• **What the task asks**
Without any pictures, restate the lines from the one containing "Write the Plotly code for this chart." to the one containing "common_right_p = [0.28, 0.17, 0.10, 0.09, 0.11, 0.10, 0.10]", word for word, ends included.

-- Start Provided entries --

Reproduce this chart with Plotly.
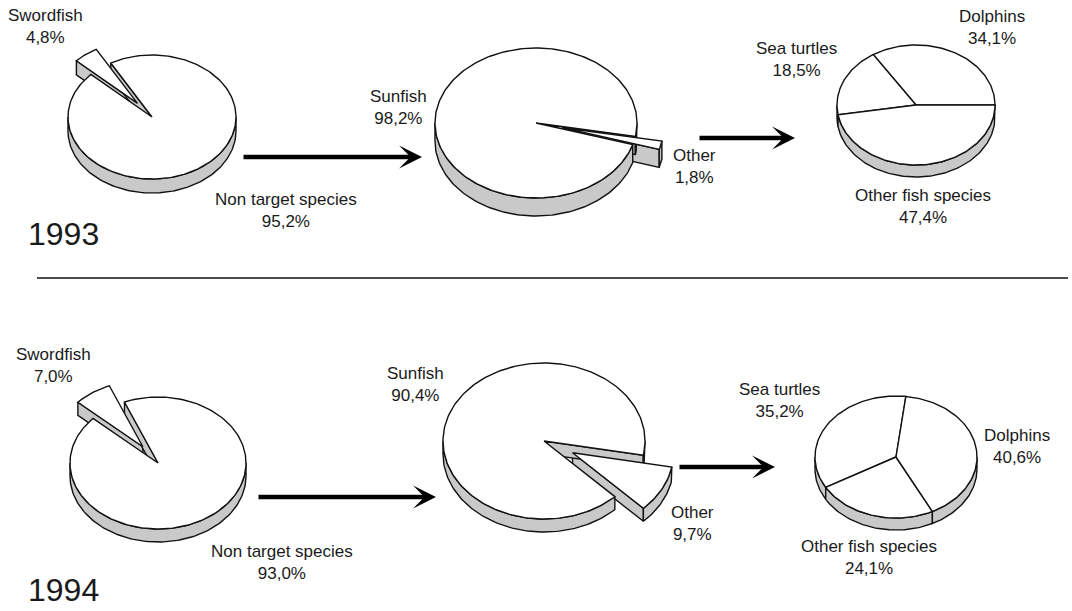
import numpy as np
import plotly.graph_objects as go

# ---------------- data ----------------
cats_93_catch = ["Swordfish", "Non target species"]
vals_93_catch = [4.8, 95.2]
cats_93_nontarget = ["Other", "Sunfish"]
vals_93_nontarget = [1.8, 98.2]
cats_93_other = ["Dolphins", "Sea turtles", "Other fish species"]
vals_93_other = [34.1, 18.5, 47.4]

cats_94_catch = ["Swordfish", "Non target species"]
vals_94_catch = [7.0, 93.0]
cats_94_nontarget = ["Other", "Sunfish"]
vals_94_nontarget = [9.7, 90.4]
cats_94_other = ["Sea turtles", "Other fish species", "Dolphins"]
vals_94_other = [35.2, 24.1, 40.6]

year_labels = ["1993", "1994"]

# ---------------- layout / style ----------------
W, H = 1072, 611
GRAY = "#c9c9c9"
LINE = "#111111"
LW = 1.4
FONT = "Liberation Sans, Arial, sans-serif"
TXT = "#1a1a1a"

pies = [
    dict(cats=cats_93_catch, vals=vals_93_catch, cx=152, cy=117, rx=84, ry=62, depth=14,
         start=119.4, explode=0, f=0.28,
         labels=[(45, 26), (286, 210)]),
    dict(cats=cats_93_nontarget, vals=vals_93_nontarget, cx=536, cy=123, rx=101, ry=75, depth=18,
         start=-16.74, explode=0, f=0.27,
         labels=[(694, 166), (398, 107)]),
    dict(cats=cats_93_other, vals=vals_93_other, cx=916, cy=105, rx=79, ry=60, depth=12,
         start=0, explode=None, f=0,
         labels=[(992, 27), (796, 59), (923, 206)]),
    dict(cats=cats_94_catch, vals=vals_94_catch, cx=158, cy=463, rx=88, ry=66, depth=13,
         start=112.4, explode=0, f=0.3,
         labels=[(53, 365), (282, 562)]),
    dict(cats=cats_94_nontarget, vals=vals_94_nontarget, cx=544, cy=441, rx=101, ry=78, depth=13,
         start=-45.46, explode=0, f=0.32,
         labels=[(692, 523), (415, 384)]),
    dict(cats=cats_94_other, vals=vals_94_other, cx=896, cy=457, rx=81, ry=61, depth=12,
         start=83, explode=None, f=0,
         labels=[(779, 400), (869, 557), (1017, 446)]),
]

arrows = [((242, 157), (422, 157)), ((698, 138), (795, 138)),
          ((257, 497), (436, 497)), ((678, 467), (775, 467))]
year_pos = [(63, 234), (63, 590)]

fig = go.Figure()


def P(g, th, dz=0.0, off=(0.0, 0.0)):
    t = np.radians(th)
    return (g["cx"] + off[0] + g["rx"] * np.cos(t),
            g["cy"] + off[1] - g["ry"] * np.sin(t) + dz)


def poly(xs, ys, fill):
    xs = list(xs) + [xs[0]]
    ys = list(ys) + [ys[0]]
    fig.add_trace(go.Scatter(x=xs, y=ys, mode="lines", fill="toself", fillcolor=fill,
                             line=dict(color=LINE, width=LW), hoverinfo="skip",
                             showlegend=False))


def arc_pts(g, a0, a1, dz, off):
    n = max(3, int(abs(a1 - a0) / 1.5) + 2)
    th = np.linspace(a0, a1, n)
    return P(g, th, dz, off)


def draw_sides(g, a0, a1, off, radial):
    d = g["depth"]
    ax0, ay0 = g["cx"] + off[0], g["cy"] + off[1]
    if radial:
        for ang, vis in ((a0, np.cos(np.radians(a0)) > 0), (a1, np.cos(np.radians(a1)) < 0)):
            if vis:
                px, py = P(g, ang, 0, off)
                poly([ax0, px, px, ax0], [ay0, py, py + d, ay0 + d], GRAY)
    for k in range(-1, 3):
        lo = max(a0, 180 + 360 * k)
        hi = min(a1, 360 + 360 * k)
        if hi > lo:
            tx, ty = arc_pts(g, lo, hi, 0, off)
            bx, by = arc_pts(g, hi, lo, d, off)
            poly(np.r_[tx, bx], np.r_[ty, by], GRAY)


def draw_top(g, a0, a1, off):
    ax0, ay0 = g["cx"] + off[0], g["cy"] + off[1]
    tx, ty = arc_pts(g, a0, a1, 0, off)
    poly(np.r_[ax0, tx], np.r_[ay0, ty], "white")


def fmt(v):
    return ("%.1f" % v).replace(".", ",") + "%"


for g in pies:
    vals = np.array(g["vals"], dtype=float)
    frac = vals / vals.sum()
    cum = np.r_[0, np.cumsum(frac)] * 360 + g["start"]
    pieces = []
    for i in range(len(vals)):
        a0, a1 = cum[i], cum[i + 1]
        off = (0.0, 0.0)
        if g["explode"] == i:
            m = np.radians((a0 + a1) / 2)
            off = (g["f"] * g["rx"] * np.cos(m), -g["f"] * g["ry"] * np.sin(m))
        pieces.append((a0, a1, off, i == g["explode"]))
    if g["explode"] is not None:
        ex = pieces[g["explode"]]
        rest = [p for p in pieces if not p[3]]
        draw_sides(g, ex[0], ex[1], ex[2], True)
        for a0, a1, off, _ in rest:
            draw_sides(g, a0, a1, off, True)
        for a0, a1, off, _ in rest:
            draw_top(g, a0, a1, off)
        draw_top(g, ex[0], ex[1], ex[2])
    else:
        for a0, a1, off, _ in pieces:
            draw_sides(g, a0, a1, off, False)
        for a0, a1, off, _ in pieces:
            draw_top(g, a0, a1, off)
    for i, (lx, ly) in enumerate(g["labels"]):
        fig.add_annotation(x=lx, y=ly, text=g["cats"][i] + "<br>" + fmt(g["vals"][i]),
                           showarrow=False, xanchor="center", yanchor="middle",
                           font=dict(family=FONT, size=17, color=TXT))

for (x0, y0), (x1, y1) in arrows:
    fig.add_annotation(x=x1, y=y1, ax=x0, ay=y0, xref="x", yref="y", axref="x", ayref="y",
                       text="", showarrow=True, arrowhead=3, arrowsize=0.85,
                       arrowwidth=4.5, arrowcolor="#000000")

for txt, (x, y) in zip(year_labels, year_pos):
    fig.add_annotation(x=x, y=y, text=txt, showarrow=False, xanchor="center",
                       yanchor="middle", borderpad=0,
                       font=dict(family=FONT, size=32, color=TXT))

fig.add_shape(type="line", x0=37, x1=1068, y0=278, y1=278, xref="x", yref="y",
              line=dict(color="#111111", width=1.3))

fig.update_layout(
    width=W, height=H, margin=dict(l=0, r=0, t=0, b=0),
    paper_bgcolor="white", plot_bgcolor="white", showlegend=False,
    xaxis=dict(range=[0, W], visible=False, fixedrange=True),
    yaxis=dict(range=[H, 0], visible=False, fixedrange=True),
)

fig.write_html("out.html")
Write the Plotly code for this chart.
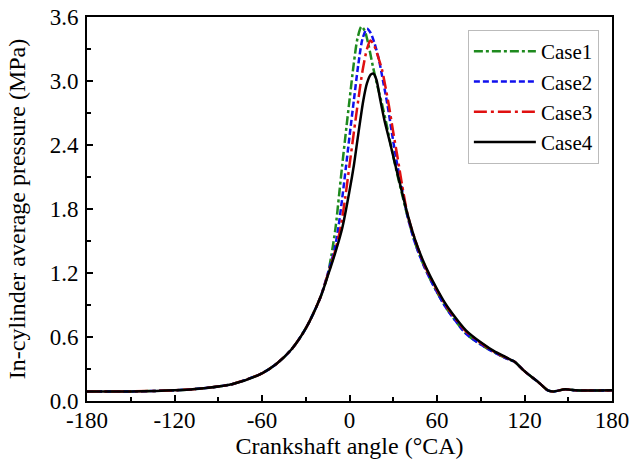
import plotly.graph_objects as go

# ---------------- data ----------------
common_left_angle = [-180, -150, -120, -100, -80, -60, -50, -40, -30, -20]
common_left_p = [0.09, 0.09, 0.10, 0.12, 0.16, 0.26, 0.35, 0.48, 0.68, 0.97]

common_right_angle = [120, 130, 136, 140, 148, 155, 180]
common_right_p = [0.28, 0.17, 0.10, 0.09, 0.11, 0.10, 0.10]

case1_angle = [-15, -12.5, -9.6, -7, -5, -2, 0, 3, 5.5, 8.2, 10.5, 13, 16, 19, 22, 25, 28, 32,
               36, 40, 45, 50, 55, 60, 65, 70, 80, 90, 100, 106, 110, 113]
case1_p = [1.18, 1.36, 1.62, 1.95, 2.21, 2.58, 2.82, 3.17, 3.40, 3.51, 3.47, 3.34, 3.14, 2.96,
           2.80, 2.62, 2.42, 2.17, 1.94, 1.72, 1.48, 1.30, 1.15, 1.02, 0.90, 0.80, 0.63, 0.53,
           0.45, 0.41, 0.385, 0.37]

case2_angle = [-15, -12, -10, -7.7, -5, -2.3, 0, 3, 6, 9, 12, 14.5, 17, 20, 23, 26, 29, 32,
               36, 40, 45, 50, 55, 60, 65, 70, 80, 90, 100, 106, 110, 113]
case2_p = [1.19, 1.33, 1.44, 1.62, 1.90, 2.21, 2.48, 2.82, 3.15, 3.40, 3.49, 3.45, 3.36, 3.21,
           3.00, 2.78, 2.52, 2.27, 1.99, 1.72, 1.48, 1.30, 1.15, 1.02, 0.90, 0.80, 0.63, 0.53,
           0.45, 0.41, 0.385, 0.37]

case3_angle = [-15, -10, -6.2, -3, 0, 3, 6, 9, 12, 14.4, 17, 20, 22.4, 25, 27, 30, 33, 36,
               40, 45, 50, 55, 60, 65, 70, 80, 90, 100, 106, 110, 113]
case3_p = [1.18, 1.40, 1.62, 1.90, 2.21, 2.52, 2.82, 3.10, 3.30, 3.38, 3.33, 3.21, 3.10, 2.92,
           2.77, 2.52, 2.28, 2.03, 1.74, 1.51, 1.32, 1.17, 1.04, 0.92, 0.82, 0.65, 0.545,
           0.455, 0.415, 0.39, 0.37]

case4_angle = [-15, -10, -5, 0, 3, 6, 9.5, 12, 14.5, 16.5, 18.5, 21, 24, 28, 32, 36, 40, 45,
               50, 55, 60, 65, 70, 80, 90, 100, 106, 110, 113]
case4_p = [1.17, 1.38, 1.62, 1.97, 2.21, 2.50, 2.82, 2.98, 3.06, 3.07, 3.01, 2.83, 2.63, 2.41,
           2.18, 1.96, 1.74, 1.51, 1.33, 1.18, 1.05, 0.93, 0.83, 0.66, 0.55, 0.46, 0.42,
           0.39, 0.37]

case_names = ["Case1", "Case2", "Case3", "Case4"]
case_angles = [case1_angle, case2_angle, case3_angle, case4_angle]
case_values = [case1_p, case2_p, case3_p, case4_p]
case_colors = ["#1e8a1e", "#1010ee", "#e01010", "#000000"]
case_dashes = ["9px,3px,3px,3px", "6px,3px", "13px,4px,3px,4px", "solid"]

x_ticks = [-180, -120, -60, 0, 60, 120, 180]
y_ticks = [0.0, 0.6, 1.2, 1.8, 2.4, 3.0, 3.6]

FONT = "Liberation Serif, Times New Roman, serif"

fig = go.Figure()
for name, ang, val, col, dash in zip(case_names, case_angles, case_values, case_colors, case_dashes):
    fig.add_trace(go.Scatter(
        x=common_left_angle + ang + common_right_angle,
        y=common_left_p + val + common_right_p,
        mode="lines",
        name=name,
        line=dict(color=col, width=2.5, dash=dash, shape="spline", smoothing=0.8),
    ))

axis_common = dict(
    showline=True, linecolor="black", linewidth=2, mirror=True,
    ticks="inside", ticklen=6, tickwidth=2, tickcolor="black",
    showgrid=False, zeroline=False, automargin=False,
    tickfont=dict(family=FONT, size=23, color="black"),
)

fig.update_xaxes(
    range=[-180, 180], tickvals=x_ticks, ticktext=[str(v) for v in x_ticks],
    minor=dict(dtick=30, ticks="inside", ticklen=4, tickwidth=2, tickcolor="black"),
    ticklabelstandoff=-3,
    title=dict(text="Crankshaft angle (°CA)", font=dict(family=FONT, size=24, color="black"), standoff=2),
    **axis_common,
)
fig.update_yaxes(
    range=[0, 3.6], tickvals=y_ticks, ticktext=[f"{v:.1f}" for v in y_ticks],
    minor=dict(dtick=0.3, ticks="inside", ticklen=4, tickwidth=2, tickcolor="black"),
    ticklabelstandoff=2,
    title=dict(text="In-cylinder average pressure (MPa)", font=dict(family=FONT, size=24, color="black"), standoff=17),
    **axis_common,
)

fig.update_layout(
    width=632, height=460,
    margin=dict(l=87, r=20, t=17, b=59),
    paper_bgcolor="white", plot_bgcolor="white",
    showlegend=True,
    legend=dict(
        x=0.975, y=0.966, xanchor="right", yanchor="top",
        bgcolor="white", bordercolor="#bbbbbb", borderwidth=1,
        font=dict(family=FONT, size=21, color="black"),
        itemwidth=62, tracegroupgap=0,
    ),
)

fig.write_html("out.html", config={"displayModeBar": False},
               post_script="document.body.style.margin='0';")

-- End Provided entries --

• **Result of this task**
Write the Plotly code for this chart.
import plotly.graph_objects as go

# ---------------- data ----------------
common_left_angle = [-180, -150, -120, -100, -80, -60, -50, -40, -30, -20]
common_left_p = [0.09, 0.09, 0.10, 0.12, 0.16, 0.26, 0.35, 0.48, 0.68, 0.97]

common_right_angle = [120, 130, 136, 140, 148, 155, 180]
common_right_p = [0.28, 0.17, 0.10, 0.09, 0.11, 0.10, 0.10]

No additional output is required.